Welcome Guest! Log in
×

Notice

The forum is in read only mode.
Due to some maintenance operations, stambia.org will be switched to read-only mode during the 13th November. It will be possible to read and download, but impossible to post on the forums or create new accounts. For any question please contact the support team.
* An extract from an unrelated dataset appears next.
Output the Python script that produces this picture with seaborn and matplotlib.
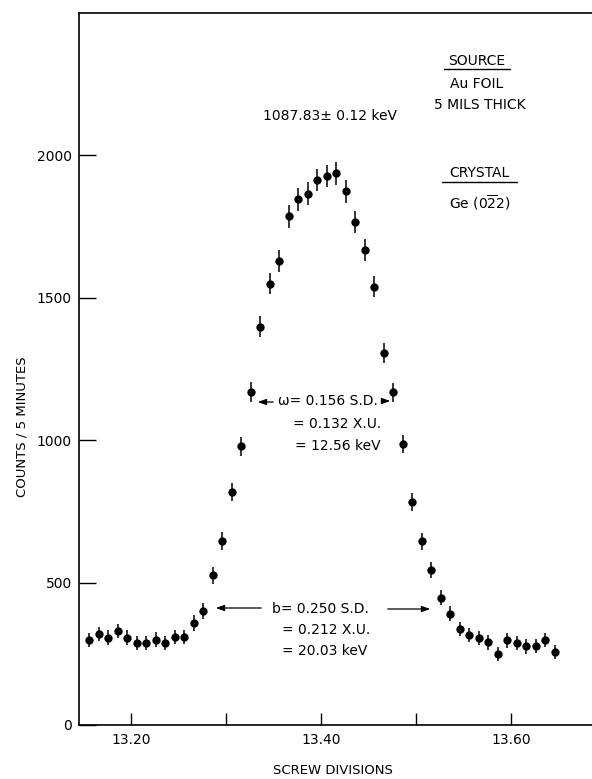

Topic-icon Question Mapping very long to execute

More
03 Oct 2016 17:24 #1 by letancel
letancel created the topic: Mapping very long to execute
Hi,

I have a simple mapping which copies an AS400 table to a MSSQL table in Append mode.
I do a bulk to load data ("Action Process LOAD Rdbms to Mssql (with BULK)").
The source table contains 3 000 000 lines and it takes around 20 minutes to load them into the target table...
Is there a way to load them faster?

Thanks
More
04 Oct 2016 09:59 #2 by Thomas BLETON
Thomas BLETON replied the topic: Mapping very long to execute
I would first identify which step is taking so long (unload from DB2/400? Bulk load?).
You can consult the CORE_DURATION variable of each process step.
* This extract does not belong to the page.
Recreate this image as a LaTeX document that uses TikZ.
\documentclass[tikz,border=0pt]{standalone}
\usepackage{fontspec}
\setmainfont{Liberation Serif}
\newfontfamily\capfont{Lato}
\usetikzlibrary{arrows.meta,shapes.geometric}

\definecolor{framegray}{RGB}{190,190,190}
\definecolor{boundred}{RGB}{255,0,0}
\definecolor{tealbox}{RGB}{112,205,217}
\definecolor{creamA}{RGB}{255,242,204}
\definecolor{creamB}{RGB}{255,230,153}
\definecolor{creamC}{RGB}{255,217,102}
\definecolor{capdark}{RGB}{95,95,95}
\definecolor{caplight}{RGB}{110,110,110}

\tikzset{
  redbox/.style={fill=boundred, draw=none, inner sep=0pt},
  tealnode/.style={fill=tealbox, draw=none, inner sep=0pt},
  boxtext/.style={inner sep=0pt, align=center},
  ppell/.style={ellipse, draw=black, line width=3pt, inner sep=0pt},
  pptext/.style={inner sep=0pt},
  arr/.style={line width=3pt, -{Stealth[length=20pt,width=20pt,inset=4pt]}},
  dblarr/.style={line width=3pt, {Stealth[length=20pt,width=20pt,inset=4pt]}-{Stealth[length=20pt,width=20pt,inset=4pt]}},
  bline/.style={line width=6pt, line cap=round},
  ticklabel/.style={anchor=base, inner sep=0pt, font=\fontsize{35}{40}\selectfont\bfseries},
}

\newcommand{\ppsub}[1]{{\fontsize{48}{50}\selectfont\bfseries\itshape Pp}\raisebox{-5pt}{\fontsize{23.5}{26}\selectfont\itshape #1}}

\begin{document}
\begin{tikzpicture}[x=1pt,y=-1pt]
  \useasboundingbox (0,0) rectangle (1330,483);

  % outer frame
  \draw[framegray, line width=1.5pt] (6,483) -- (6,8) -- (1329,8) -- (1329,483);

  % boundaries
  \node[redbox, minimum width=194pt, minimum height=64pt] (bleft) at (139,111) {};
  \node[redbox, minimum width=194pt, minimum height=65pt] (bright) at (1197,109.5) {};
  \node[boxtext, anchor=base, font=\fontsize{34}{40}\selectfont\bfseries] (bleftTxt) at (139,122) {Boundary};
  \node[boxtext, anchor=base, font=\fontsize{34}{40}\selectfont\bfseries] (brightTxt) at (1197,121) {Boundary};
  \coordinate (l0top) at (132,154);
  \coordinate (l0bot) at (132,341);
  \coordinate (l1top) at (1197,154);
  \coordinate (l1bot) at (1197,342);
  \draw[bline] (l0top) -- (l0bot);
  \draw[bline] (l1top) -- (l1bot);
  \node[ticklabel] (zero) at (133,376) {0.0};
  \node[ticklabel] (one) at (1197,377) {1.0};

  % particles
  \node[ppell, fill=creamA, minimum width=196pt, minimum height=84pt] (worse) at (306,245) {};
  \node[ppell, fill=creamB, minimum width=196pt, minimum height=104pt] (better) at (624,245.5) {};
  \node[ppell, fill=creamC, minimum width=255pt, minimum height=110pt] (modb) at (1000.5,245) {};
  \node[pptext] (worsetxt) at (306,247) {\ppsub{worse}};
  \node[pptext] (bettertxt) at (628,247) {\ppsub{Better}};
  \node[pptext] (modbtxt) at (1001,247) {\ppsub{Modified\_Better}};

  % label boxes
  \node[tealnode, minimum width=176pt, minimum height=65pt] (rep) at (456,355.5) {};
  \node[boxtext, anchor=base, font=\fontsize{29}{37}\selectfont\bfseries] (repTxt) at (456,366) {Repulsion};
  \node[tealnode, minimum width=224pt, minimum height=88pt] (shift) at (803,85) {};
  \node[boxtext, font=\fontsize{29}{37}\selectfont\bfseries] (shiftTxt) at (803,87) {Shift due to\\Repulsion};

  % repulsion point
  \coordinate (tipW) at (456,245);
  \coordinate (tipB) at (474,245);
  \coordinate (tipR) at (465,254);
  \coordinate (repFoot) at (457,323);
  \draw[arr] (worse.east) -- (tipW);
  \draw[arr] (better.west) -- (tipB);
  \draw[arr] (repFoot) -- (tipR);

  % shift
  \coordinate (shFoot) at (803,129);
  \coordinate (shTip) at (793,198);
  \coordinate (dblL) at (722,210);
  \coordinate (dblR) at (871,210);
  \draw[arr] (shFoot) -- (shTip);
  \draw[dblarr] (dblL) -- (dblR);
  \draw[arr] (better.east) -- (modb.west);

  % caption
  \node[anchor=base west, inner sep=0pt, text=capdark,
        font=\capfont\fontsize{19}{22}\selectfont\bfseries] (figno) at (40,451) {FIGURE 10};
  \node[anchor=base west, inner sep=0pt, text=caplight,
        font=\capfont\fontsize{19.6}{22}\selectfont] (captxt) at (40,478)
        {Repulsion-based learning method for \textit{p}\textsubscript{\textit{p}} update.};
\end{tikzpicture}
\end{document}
If the Bulk is concerned, try to execute it out of Stambia => does it make a difference?
More
04 Oct 2016 10:23 #3 by letancel
letancel replied the topic: Mapping very long to execute
Hi,
The step which takes time is the unload from DB2/400.
It is executed from Analytics.
More
04 Oct 2016 11:11 #4 by Thomas BLETON
Thomas BLETON replied the topic: Mapping very long to execute
Please be more specific: is it the "Unload of data from source into file" action which is concerned? I suppose so.
You can try to tune it with the "Fetch Size" parameter. See stackoverflow.com/questions/30730383/how...for-the-select-query for an interesting discussion on this subject.

If this is not enough, try unloading data from DB2/400 using DB2 utilities: CALL SYSPROC.ADMIN_CMD('EXPORT TO /tmp/result.csv OF DEL SELECT c1,c2 FROM table')
=> If this is faster than the SqlFileExport "Unload of data from source into file" then you may want to design your process differently:
- First export data from DB2/400 using DB2 utilities: CALL SYSPROC.ADMIN_CMD('EXPORT TO /tmp/result.csv OF DEL SELECT c1,c2 FROM table')
- Get this file from the AS/400 to the SqlServer (the method depends on your servers' tools to transfer files)
- Load the file to SqlServer using Bulk
More
05 Oct 2016 11:04 #5 by letancel
letancel replied the topic: Mapping very long to execute
The Fetch Size parameter doesn't change anything..

I would like to try the second option but I just want to make sure I understood it well :
In a process :
1. Operating System Command using the DB2 utilies CALL
2. Get Files to get the file from the AS400 server to the SQL Server server
3. Load the file using bullk in a mapping
I am correct?

Thanks
More
05 Oct 2016 14:59 #6 by Thomas BLETON
Thomas BLETON replied the topic: Mapping very long to execute
1. The OS Command can be used to execute commands into the Runtime's host system.
I suppose you don't have a Runtime running on the AS/400, right?
Instead, simply use a SQL Operation connecting to DB2/400 and containing CALL SYSPROC.ADMIN_CMD('....')

2. Get Files.... with what? First check your OS/400 admins to know which kind of file transfer protocol is available

3. Yes, correct
More
10 Oct 2016 09:56 - 10 Oct 2016 10:35 #7 by letancel
letancel replied the topic: Mapping very long to execute
Hi,

I tried the Export File solution and the performances are not better (it's even a bit longer):
- it takes around 10 minutes to export the table from the AS400 database
- it takes 18 minutes to import the file (csv, 2Go) to the MSSQL target table using bulk

Is there a third solution? :dry:

By the way, I have a time out connection wich appears randomly on the mapping AS40 table to MSSQL table.
I checked on Internet but couldn't find the origin of the problem. I guess it's because of the amount of data transfered. Is it a java problem (heap space) ?
Last Edit: 10 Oct 2016 10:35 by letancel.
More
10 Oct 2016 11:56 #8 by Thomas BLETON
Thomas BLETON replied the topic: Mapping very long to execute
OK, so the DB2/400 & Mssql native tools are not really faster.
Is it their duration with their default configuration? or did you try various parameters (see their respective documentation)?

A third solution can be to parallelize your job.
For example, base the extraction on an indexed or partition key which will let you extract independent batches of data.
Let's say I extract Customer data, I can parallelize 6 jobs:
- Job1 extracts customers where ID between 1 and 500000
- Job2 extracts customers where ID between 500001 and 1000000
etc.
You have to define your key and amount of rows.